Once again in Psalm 98 the psalmist calls us to break forth with a new song of praise to our God. This call to worship is a frequent theme in many psalms. In this case the cause for worship is well worth noting. We are to worship in music and song because of the salvation of our God. The LORD has made his salvation known and revealed his righteousness to the nations. He has remembered his love and his faithfulness to Israel; all the ends of the earth have seen the salvation of our God.
To some extent these words trouble me. What salvation is the psalmist talking about? Is he referring to the miraculous redemption and rescue of Israel from slavery in Egypt? That’s the most significant act of national salvation in the Old Testament. On the other hand, the psalmist could be referring to the restoration of the Jewish nation after the destruction of the temple and the Babylonian captivity. Again this is a very significant event that was witnessed by the surrounding nations. Since we do not have a timeline or date for when this psalm was written, we are left guessing the answer.
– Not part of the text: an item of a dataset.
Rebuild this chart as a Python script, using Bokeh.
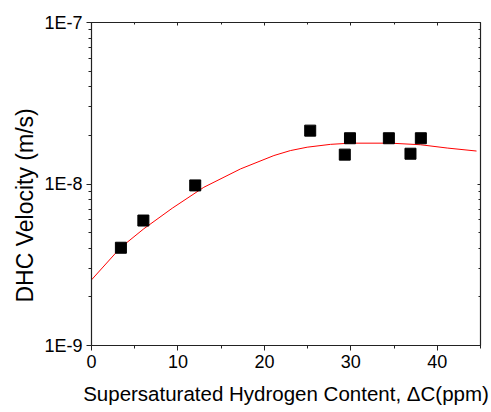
from bokeh.plotting import figure
from bokeh.models import Range1d, FixedTicker, CustomJSTickFormatter, LinearAxis, LogAxis, Title
from bokeh.embed import file_html
from bokeh.resources import INLINE

# measured data (squares)
dc_ppm = [3.4, 6.0, 12.0, 25.3, 29.3, 29.9, 34.4, 36.9, 38.1]
dhc_velocity = [4.03e-9, 5.94e-9, 9.8e-9, 2.14e-8, 1.52e-8, 1.92e-8, 1.92e-8, 1.54e-8, 1.92e-8]

# fitted curve (red line)
fit_x = [0.0, 3.35, 6.05, 9.34, 12.99, 17.24, 21.1, 23.0, 24.95, 27.65, 29.96, 34.6, 38.06, 41.15, 44.54]
fit_y = [2.55e-9, 4.03e-9, 5.28e-9, 7.08e-9, 9.54e-9, 1.24e-8, 1.50e-8, 1.61e-8, 1.69e-8,
         1.76e-8, 1.79e-8, 1.79e-8, 1.75e-8, 1.67e-8, 1.60e-8]

x_major = [0, 10, 20, 30, 40]
x_minor = [5, 15, 25, 35, 45]
y_major = [1e-9, 1e-8, 1e-7]
y_minor = [2e-9, 3e-9, 4e-9, 5e-9, 6e-9, 7e-9, 8e-9, 9e-9,
           2e-8, 3e-8, 4e-8, 5e-8, 6e-8, 7e-8, 8e-8, 9e-8]

x_title = "Supersaturated Hydrogen Content, \u0394C(ppm)"
y_title = "DHC Velocity (m/s)"

FONT = "Liberation Sans"
AX = "#222222"

p = figure(width=491, height=412, y_axis_type="log",
           x_range=Range1d(0, 45), y_range=Range1d(1e-9, 1e-7),
           output_backend="svg", toolbar_location=None,
           min_border_left=91, min_border_right=11, min_border_top=22, min_border_bottom=67)
p.background_fill_color = "white"
p.border_fill_color = "white"
p.outline_line_color = AX
p.grid.visible = False

xa = p.xaxis[0]
xa.ticker = FixedTicker(ticks=x_major, minor_ticks=x_minor)
xa.axis_label = x_title
ya = p.yaxis[0]
ya.ticker = FixedTicker(ticks=y_major, minor_ticks=y_minor)
ya.formatter = CustomJSTickFormatter(code="return '1E' + Math.round(Math.log10(tick));")

for ax in (xa, ya):
    ax.axis_line_color = AX
    ax.axis_line_width = 1.2
    ax.major_tick_line_color = AX
    ax.minor_tick_line_color = AX
    ax.major_tick_out = 5
    ax.major_tick_in = 0
    ax.minor_tick_out = 3
    ax.minor_tick_in = 0
    ax.major_label_text_font = FONT
    ax.major_label_text_font_size = "18px"
    ax.major_label_text_color = "black"
    ax.axis_label_text_font = FONT
    ax.axis_label_text_font_size = "20.5px"
    ax.axis_label_text_font_style = "normal"
    ax.axis_label_text_color = "black"

xa.major_label_standoff = 4
xa.axis_label_standoff = 11
ya.major_label_standoff = 4

ytitle = Title(text=y_title, align="left", offset=43, standoff=8,
               text_font=FONT, text_font_size="23px", text_font_style="normal",
               text_color="black")
p.add_layout(ytitle, "left")

blank = CustomJSTickFormatter(code="return '';")
top = LinearAxis(ticker=FixedTicker(ticks=x_major, minor_ticks=x_minor), formatter=blank)
right = LogAxis(ticker=FixedTicker(ticks=y_major, minor_ticks=y_minor), formatter=blank)
for ax in (top, right):
    ax.axis_line_color = AX
    ax.axis_line_width = 1.2
    ax.major_tick_line_color = AX
    ax.minor_tick_line_color = AX
    ax.major_tick_in = 3
    ax.major_tick_out = 0
    ax.minor_tick_in = 2
    ax.minor_tick_out = 0
    ax.major_label_standoff = 0
p.add_layout(top, "above")
p.add_layout(right, "right")

p.line(fit_x, fit_y, line_color="red", line_width=1)
p.scatter(dc_ppm, dhc_velocity, marker="square", size=11, fill_color="black", line_color="black")

open("out.html", "w").write(file_html(p, INLINE))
For the New Testament believer we see the fulfillment of this psalm in the salvation that was won for us by Christ at the cross. There the ancient powers of sin, hell and the grave were defeated. Death itself was vanquished through the resurrection of Jesus. In reality, the true enemies of the people of God are not foreigners or foreign nations. Our enemies are spiritual; they lurk within—within us. Salvation from those enemies was purchased at the cross with the precious blood of Jesus.
Now here is a bizarre twist. Salvation arrives when we stop fighting. It arrives with our surrender. It arrives when we surrender our lives to our Savior and kneel before our King on a cross. That’s a salvation worth singing about!
Response: LORD God, I am so grateful for the salvation you purchased for me through the blood of Jesus. I want all the ends of the earth to know about that great salvation. Thank you, Jesus. Amen.
Your Turn: Have you knelt before the King on a cross? Take some time to do that now.